When I started taking writing seriously, I focused on screenplays. Just like with my novel writing, I attended workshops and classes, got feedback and rewrote. One of my screenplays, Aliens Among Us, Part I: Discovery, even garnered agent interest (I think from CAA. I've moved thrice since then and the correspondence between us is something I've not looked at in years and it's all in a box in my basement) and reached the quarterfinal round of the 1996 Austin Film Festival Screenplay Competition. During those years of screenwriting in the 1990s, I'd written three other scripts - Hong Kong Boy, Jenny and Holy Communion and during the sessions of tapping on keys (Jenny was written on a typewriter) I'd spent many collective hours staring at the brown wall behind the IBM Selectric and at the lonely white screen of my Mac. And, this is even with a plot outline! Some days the muse just isn't there.

Today, as I focus on writing my second novel, the muse has taken another vacation. I could be suffering from 'second book blues,' trying to sort out if I really have another story in me. I think I do. I've managed to complete four screenplays, after all, and I've managed to plot out the first in a YA fantasy series for my next book. I'm also trying to adapt my novel, Back Kicks And Broken Promises, into a screenplay. I am, however, also ridiculously busy (teaching, coaching, being a parent and husband and training for a marathon, among other things) and life, as many of my fellow writers who wear other hats will attest, does challenge one's writing goals. When I do get to sit down, the juices just aren't flowing right now. About fifteen years ago, when I'd get blocked, I'd give myself anywhere from 15-30 minutes to see if any words came out. If they did, I'd run with it; even if that meant hitting the backspace key as soon as I'd finish typing. If no words came out after the given time, I'd call it a day and go for a run or watch a movie. One time, when I happened to be working on more than one project, after the time was up, I closed the file in front of me and opened the other one. And the words flowed. Since then, I try to make sure I have more than one project at hand.

Unfortunately - and back then I was working on two screenplays (the same form of media) - switching projects isn't even working for me right now. I'm having a hard time with creating the draft. My novel, Sage Of Heaven, is plotted and loosely outlined (I'm not a big outliner and when I do I keep them very loose so I have room to adapt it as my characters lead me) but I'm stuck three chapters in; not in what I want to happen in the story but in how to express it, describe it, illustrate it. Heck, I'm more than stuck. I'm blank. I've started another novel - well, it's probably going to be a collection of related short stories - set in a Filipino-American community in New Jersey.

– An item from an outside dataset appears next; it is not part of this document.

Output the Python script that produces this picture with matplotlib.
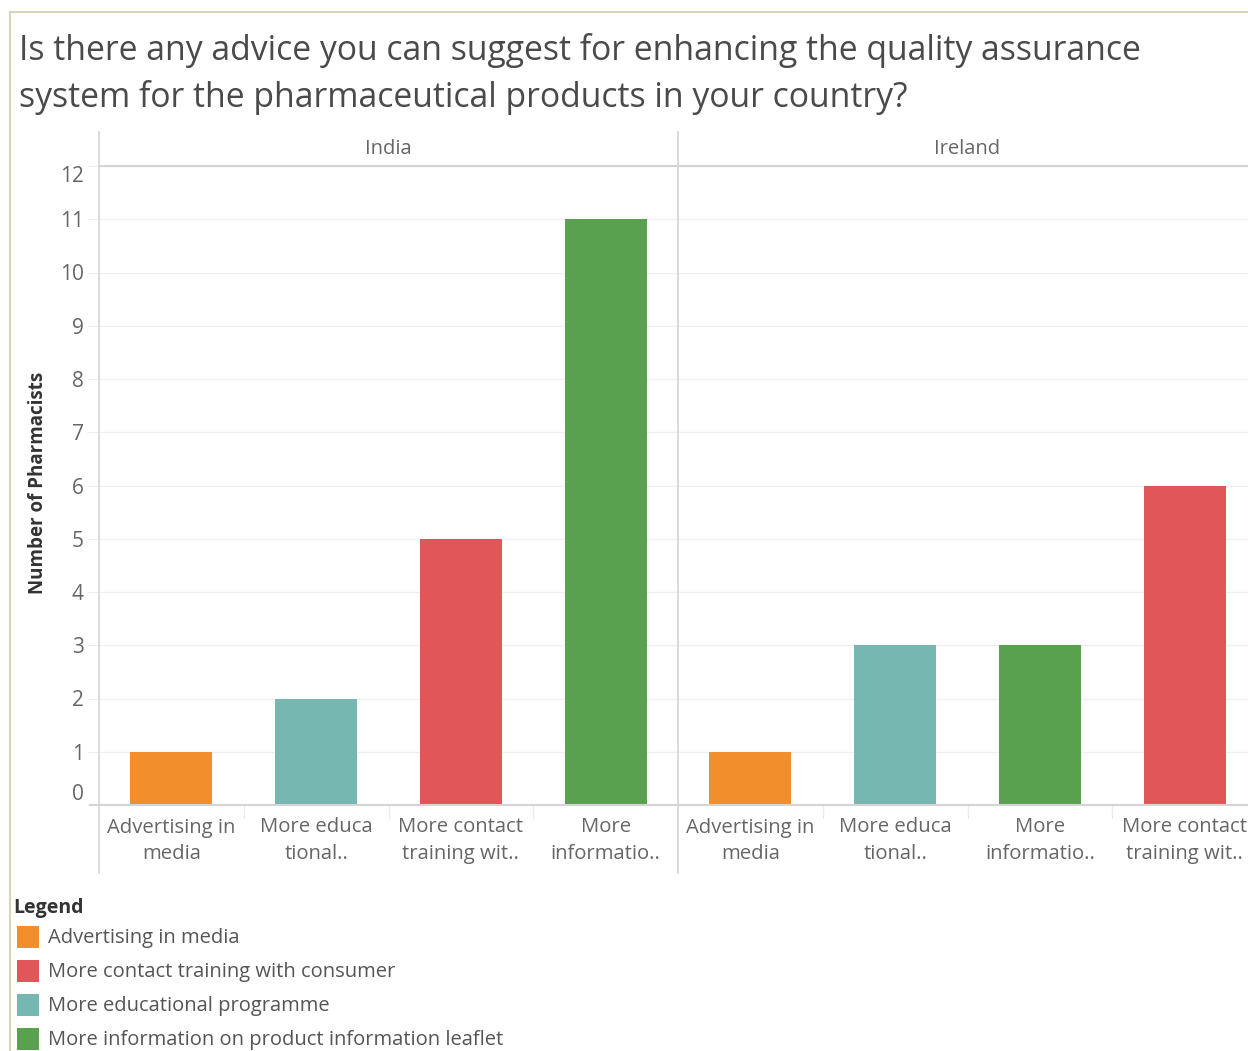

Switching mindsets has helped the juices flow a little but I need a more aggressive jump start. Like I said, my difficulty right now is with creation, not with ideas.

So, what I've decided to do is adapt a work. Like I said earlier, I am working on an adaptation of Back Kicks And Broken Promises into a screenplay but I think and feel that I need to step back from it for a bit. I spent ten years working on it and it's a very pesonal story that, perhaps, someone else should write the screenplay. (Any takers? Haha!) Instead, what I'm doing is taking my screenplay Aliens Among Us, Part I: Discovery and turning it into a novel. Really, I'd love to turn it into a graphic novel but I'm not an artisit. I'm doing this, ultimately, as an exercise to get my mind back to a writer's mindset - a novelist's mindset - but if I like what it turns into I may pitch it. Who knows, right? Or, I may self-publish it directly as an ebook through something like Createspace. At least I have a fleshed out story that's more than an outline so it's not creation. It's...adaptation.

Either way, I hope the exercise can get me back to writing; writing with a purpose. If it works, I'll have found my muse and she'll be from another planet at that! (I do believe in aliens but that's a story for another post).

Happy - and successful - writing to all!